I slapped my forehead. Good god, Carl. Help me help you. Since I’d already dated a Carl, I knew what I needed to do. I waited until the next day and took a deep breath before texting:
“I feel like you’re forgetting something important on this list… Like, I dunno, ‘hanging out with a hot blonde’?”
I included a couple of smirking emojis at the end. Less than an hour later, he replied.
“Well I would like to spend more time with you. Definitely good company to be around!”
I stared at my phone, wearing the same expression as when watching people in a Wal-Mart parking lot. Is that a bathing suit bottom or actual shorts? Before I had more than a moment to consider my reply, he sent another text.
“Although I should be upfront and say I’m not sure I feel a romantic connection between us. If being friends works for you, then great… if not I understand.”
Tears pricked my eyes and I closed them, feeling that old familiar nausea pool around my stomach. The One-Two Sucker Punch. I knew it well. I laid down in bed and let it sink in. How in the ever loving chipmunks did I -and five of my good friends- read this guy SO wrong?
I decided to share the news sooner rather than later. After unmatching him on Bumble and archiving his message thread so I didn’t have to see it in my text feed, I sent a screenshot of Carl’s final messages to several girlfriends.
“Oh thank god,” Sara wrote back. “Now I can finally say it. THAT GUY WAS SO BORING, JULES. That’s why I kept saying, ‘Yeah….but do YOU like HIM?'”
“I just told Tim and he was like, ‘Wait, HE said that to JULES?'” Rachel added.
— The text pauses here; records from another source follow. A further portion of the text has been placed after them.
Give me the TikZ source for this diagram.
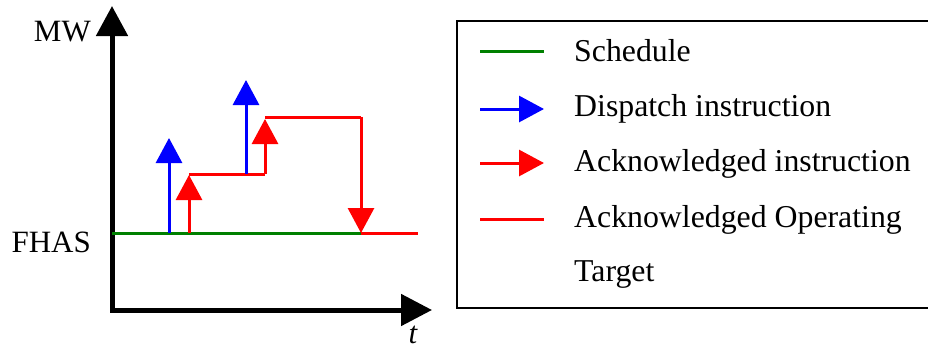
\documentclass[tikz,border=0pt]{standalone}
\usepackage{fontspec}
\setmainfont{Liberation Serif}
\usetikzlibrary{arrows.meta}
\definecolor{schedgreen}{RGB}{0,128,0}
\definecolor{ackred}{RGB}{255,0,0}
\definecolor{dispblue}{RGB}{0,0,255}
\tikzset{
  axisline/.style={line width=5pt, line join=miter,
    {Triangle[length=30pt,width=31pt]}-{Triangle[length=31pt,width=31pt]}},
  trace/.style={line width=3pt},
  instr/.style={line width=3pt, -{Triangle[length=25pt,width=26pt]}},
  lbl/.style={inner sep=0pt, font=\fontsize{31}{36}\selectfont},
  keylbl/.style={inner sep=0pt, font=\fontsize{31.8}{36}\selectfont, anchor=base west},
  legendbox/.style={line width=2pt},
}
\begin{document}
\begin{tikzpicture}[x=1pt,y=-1pt]
\useasboundingbox (0,0) rectangle (928,348);
\clip (0,0) rectangle (928,348);

% axes
\coordinate (ytop) at (112,6);
\coordinate (origin) at (112,310);
\coordinate (xend) at (432,310);
\draw[axisline] (ytop) -- (origin) -- (xend);
\node[lbl, anchor=base east] (mw) at (91,41) {MW};
\node[lbl, anchor=base east] (fhas) at (91,252) {FHAS};
\node[lbl, anchor=base] (t) at (413,343) {\itshape t};

% schedule level
\coordinate (s0) at (112,233);
\coordinate (s1) at (362,233);
\draw[trace, schedgreen] (s0) -- (s1);

% acknowledged operating target
\coordinate (a0) at (189,233);
\coordinate (a1) at (189,175);
\coordinate (a2) at (189,174);
\coordinate (a3) at (265,174);
\coordinate (a4) at (265,119);
\coordinate (a5) at (265,117);
\coordinate (a6) at (361,117);
\coordinate (a7) at (361,233);
\coordinate (a8) at (418,233);
\draw[trace, ackred] (a2) -- (a3);
\draw[trace, ackred] (a5) -- (a6);
\draw[trace, ackred] (a7) -- (a8);

% dispatch instructions
\coordinate (d1a) at (169,233);
\coordinate (d1b) at (169,138);
\coordinate (d2a) at (246,174);
\coordinate (d2b) at (246,80);
\draw[instr, dispblue] (d1a) -- (d1b);
\draw[instr, dispblue] (d2a) -- (d2b);

% acknowledged instructions
\draw[instr, ackred] (a0) -- (a1);
\draw[instr, ackred] (a3) -- (a4);
\draw[instr, ackred] (a6) -- (a7);

% legend
\coordinate (bx0) at (940,21);
\coordinate (bx1) at (457,21);
\coordinate (bx2) at (457,308);
\coordinate (bx3) at (940,308);
\draw[legendbox] (bx0) -- (bx1) -- (bx2) -- (bx3);

\coordinate (k1a) at (480,51);  \coordinate (k1b) at (544,51);
\coordinate (k2a) at (480,109); \coordinate (k2b) at (544,109);
\coordinate (k3a) at (480,163); \coordinate (k3b) at (544,163);
\coordinate (k4a) at (480,219); \coordinate (k4b) at (544,219);
\draw[trace, schedgreen] (k1a) -- (k1b);
\draw[instr, dispblue] (k2a) -- (k2b);
\draw[instr, ackred] (k3a) -- (k3b);
\draw[trace, ackred] (k4a) -- (k4b);

\node[keylbl] (l1) at (574,61.5) {Schedule};
\node[keylbl] (l2) at (574,116.5) {Dispatch instruction};
\node[keylbl] (l3) at (574,171.5) {Acknowledged instruction};
\node[keylbl] (l4) at (574,227) {Acknowledged Operating};
\node[keylbl] (l5) at (574,281.5) {Target};
\end{tikzpicture}
\end{document}
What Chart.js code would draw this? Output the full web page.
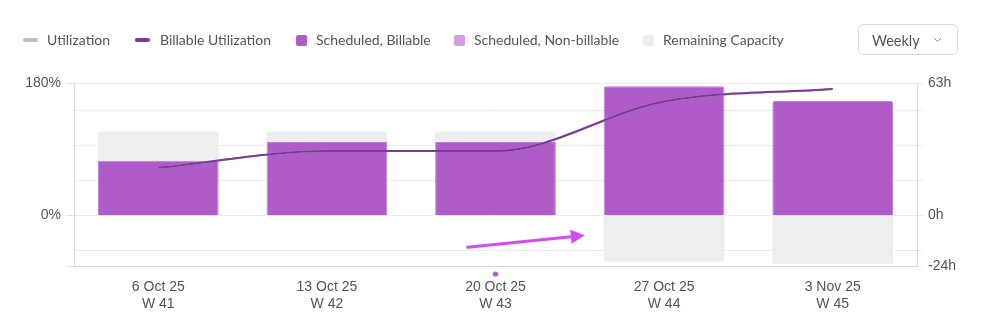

Two days later, I deleted Bumble, not caring that I left several people hanging. I immediately felt re-centered and relieved. I can’t help but think that the gamification of dating, the endless carousel of two-dimensional profiles that we can dismiss with the flick of an index finger, created this entire experience – along with so many similar ones for so many people.
Thanks to technology, we treat dating like a crappy buffet, wading through one disappointing dish after another. We don’t stop and savor. We don’t wonder what’s behind each ingredient. And why would we? Every second there’s another tray wandering by, and we don’t even care that it’s turning our tastebuds numb.
Do you think dating apps are the devil’s work? Discuss.